Des kamikazes ambulants
Au dire des acteurs de la filière, le risque devient plus grand quand le transport est assuré des berges vers les points de vente. Si certains font le choix des véhicules, d’autres continuent de transporter le produit avec des motos. Sur une même moto, Venance réussit à charger 10 bidons, deux devant et 8 derrière. Il se refuse de se prononcer sur le risque qu’il prend avant de démarrer, certainement trop concentré sur son chargement. Par contre, Jean-Eude, un autre transporteur en attente explique : « L’essence est très sensible à la chaleur. En cas de défaillance de la moto, l’engin explose avec le conducteur ». Ce dernier dit même avoir été témoin, il y a quelques mois d’une scène horrible. « Devant moi, l’essence a explosé puisque le conducteur, n’ayant pas porté de casque fuyait les policiers. Malheureusement, il s’est heurté à un véhicule et l’essence a pris feu. Il y a eu assez de dégâts matériels avec la mort du conducteur », témoigne-t-il. Tous sont conscients des risques du métier. Mais, étant au chômage, ces jeunes disent n’avoir pas le choix.

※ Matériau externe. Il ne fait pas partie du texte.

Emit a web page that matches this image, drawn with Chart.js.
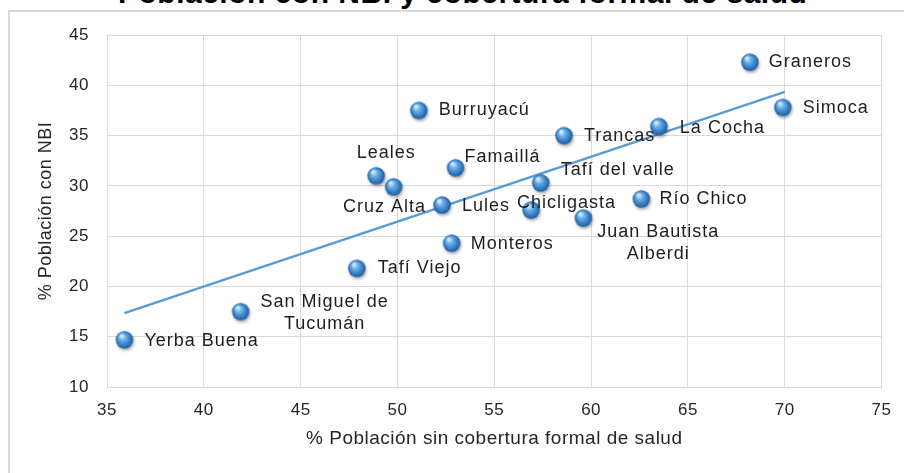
<!DOCTYPE html>
<html lang="es">
<head>
<meta charset="UTF-8">
<title>Población con NBI y cobertura formal de salud</title>
<script src="https://cdn.jsdelivr.net/npm/chart.js@4"></script>
<style>
  html, body { margin: 0; padding: 0; background: #fff; overflow: hidden; }
  #marco {
    position: absolute; left: 8px; top: 10px; width: 920px; height: 490px;
    border-top: 2px solid #d9d9d9; border-left: 2px solid #d9d9d9;
  }
  #titulo {
    position: absolute; left: 118px; top: -22px;
    font: bold 30px 'Liberation Sans', Arial, sans-serif;
    letter-spacing: 0.5px; line-height: 30px; white-space: nowrap; color: #000;
  }
  canvas { position: absolute; left: 0; top: 0; }
</style>
</head>
<body>
<div id="marco"></div>
<div id="titulo">Población con NBI y cobertura formal de salud</div>
<canvas id="grafico" width="904" height="473"></canvas>
<script>
// datos
const municipios = ['Yerba Buena', 'San Miguel de\nTucumán', 'Tafí Viejo', 'Monteros', 'Cruz Alta',
  'Leales', 'Lules', 'Famaillá', 'Burruyacú', 'Chicligasta', 'Tafí del valle', 'Trancas',
  'Juan Bautista\nAlberdi', 'Río Chico', 'La Cocha', 'Graneros', 'Simoca'];
const sinCobertura = [35.9, 41.9, 47.9, 52.8, 49.8, 48.9, 52.3, 53.0, 51.1, 56.9, 57.4, 58.6, 59.6, 62.6, 63.5, 68.2, 69.9];
const conNBI = [14.7, 17.5, 21.8, 24.3, 29.9, 31.0, 28.1, 31.8, 37.5, 27.6, 30.3, 35.0, 26.8, 28.7, 35.9, 42.3, 37.8];
const tendenciaX = [35.9, 70.0];
const tendenciaY = [17.35, 39.35];
const ticksX = [35, 40, 45, 50, 55, 60, 65, 70, 75];
const ticksY = [10, 15, 20, 25, 30, 35, 40, 45];

// donde va cada etiqueta respecto de su punto
const ubicacion = [
  { dx: 20, dy: 1, align: 'left' },     // Yerba Buena
  { dx: 84, dy: -10, align: 'center' }, // San Miguel de Tucumán
  { dx: 21, dy: 0, align: 'left' },     // Tafí Viejo
  { dx: 19, dy: 1, align: 'left' },     // Monteros
  { dx: -9, dy: 20, align: 'center' },  // Cruz Alta
  { dx: 10, dy: -23, align: 'center' }, // Leales
  { dx: 20, dy: 1, align: 'left' },     // Lules
  { dx: 9, dy: -11, align: 'left' },    // Famaillá
  { dx: 20, dy: 0, align: 'left' },     // Burruyacú
  { dx: -14, dy: -7, align: 'left' },   // Chicligasta
  { dx: 20, dy: -13, align: 'left' },   // Tafí del valle
  { dx: 20, dy: 0, align: 'left' },     // Trancas
  { dx: 75, dy: 14, align: 'center' },  // Juan Bautista Alberdi
  { dx: 18, dy: 0, align: 'left' },     // Río Chico
  { dx: 21, dy: 2, align: 'left' },     // La Cocha
  { dx: 19, dy: 0, align: 'left' },     // Graneros
  { dx: 20, dy: 1, align: 'left' }      // Simoca
];

const fuente = "'Liberation Sans', Arial, sans-serif";

// marcador tipo esfera (como el de Excel)
function esfera() {
  const c = document.createElement('canvas');
  c.width = 28; c.height = 28;
  const g = c.getContext('2d');
  g.shadowColor = 'rgba(0,0,0,0.35)';
  g.shadowBlur = 3;
  g.shadowOffsetX = 1;
  g.shadowOffsetY = 2;
  const grad = g.createRadialGradient(11, 10, 1, 14, 14, 9);
  grad.addColorStop(0, '#d2eafc');
  grad.addColorStop(0.3, '#6fb0e6');
  grad.addColorStop(0.75, '#2f79c1');
  grad.addColorStop(1, '#1f5a96');
  g.fillStyle = grad;
  g.beginPath();
  g.arc(14, 14, 8.7, 0, Math.PI * 2);
  g.fill();
  return c;
}

const puntos = sinCobertura.map((x, i) => ({ x: x, y: conNBI[i] }));
const tendencia = tendenciaX.map((x, i) => ({ x: x, y: tendenciaY[i] }));

const espaciado = {
  id: 'espaciado',
  beforeDraw(chart) { chart.ctx.letterSpacing = '0.5px'; }
};

const etiquetas = {
  id: 'etiquetas',
  afterDatasetsDraw(chart) {
    const ctx = chart.ctx;
    const meta = chart.getDatasetMeta(0);
    ctx.save();
    ctx.letterSpacing = '1px';
    ctx.font = '18px ' + fuente;
    ctx.fillStyle = '#1e1e1e';
    ctx.textBaseline = 'middle';
    meta.data.forEach((p, i) => {
      const u = ubicacion[i];
      ctx.textAlign = u.align;
      municipios[i].split('\n').forEach((t, k) => {
        ctx.fillText(t, p.x + u.dx, p.y + u.dy + k * 22);
      });
    });
    ctx.restore();
  }
};

new Chart(document.getElementById('grafico'), {
  type: 'scatter',
  data: {
    datasets: [
      { label: 'Municipios', data: puntos, pointStyle: esfera(), pointRadius: 9, order: 1 },
      { label: 'Tendencia', data: tendencia, showLine: true, borderColor: '#5b9bd5', borderWidth: 2.5, pointRadius: 0, order: 2 }
    ]
  },
  options: {
    responsive: false,
    animation: false,
    layout: { padding: { left: 10, right: 22, top: 35, bottom: 0 } },
    plugins: { legend: { display: false }, tooltip: { enabled: false } },
    scales: {
      x: {
        type: 'linear', min: 35, max: 75,
        afterBuildTicks: s => { s.ticks = ticksX.map(v => ({ value: v })); },
        afterFit: s => { s.height = 86; },
        grid: { color: '#d9d9d9', drawTicks: false },
        border: { color: '#d9d9d9' },
        ticks: { padding: 13, color: '#262626', font: { family: fuente, size: 17 } },
        title: { display: true, text: '% Población sin cobertura formal de salud', color: '#262626',
          font: { family: fuente, size: 19 }, padding: { top: 0, bottom: 23 } }
      },
      y: {
        type: 'linear', min: 10, max: 45,
        afterBuildTicks: s => { s.ticks = ticksY.map(v => ({ value: v })); },
        afterFit: s => { s.width = 97; },
        grid: { color: '#d9d9d9', drawTicks: false },
        border: { color: '#d9d9d9' },
        ticks: { padding: 18, color: '#262626', font: { family: fuente, size: 17 } },
        title: { display: true, text: '% Población con NBI', color: '#262626',
          font: { family: fuente, size: 18 }, padding: { top: 25, bottom: 0 } }
      }
    }
  },
  plugins: [espaciado, etiquetas]
});
</script>
</body>
</html>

Alban dit s’en remettre à Dieu. « C’est un métier dans lequel, il faut être honnête. Si tu ne commets pas d’impuretés, tu n’auras rien. La moto et l’essence peuvent se renverser, tu en sortiras indemne. Mais, si tu fais des magouilles, c’est fort possible que tu périsses », croit-il savoir. A l’heure des répressions contre les produits de contrebande, les acteurs sont sur le qui-vive. Mais les populations riveraines le sont encore plus, compte tenu des risques d’incendies.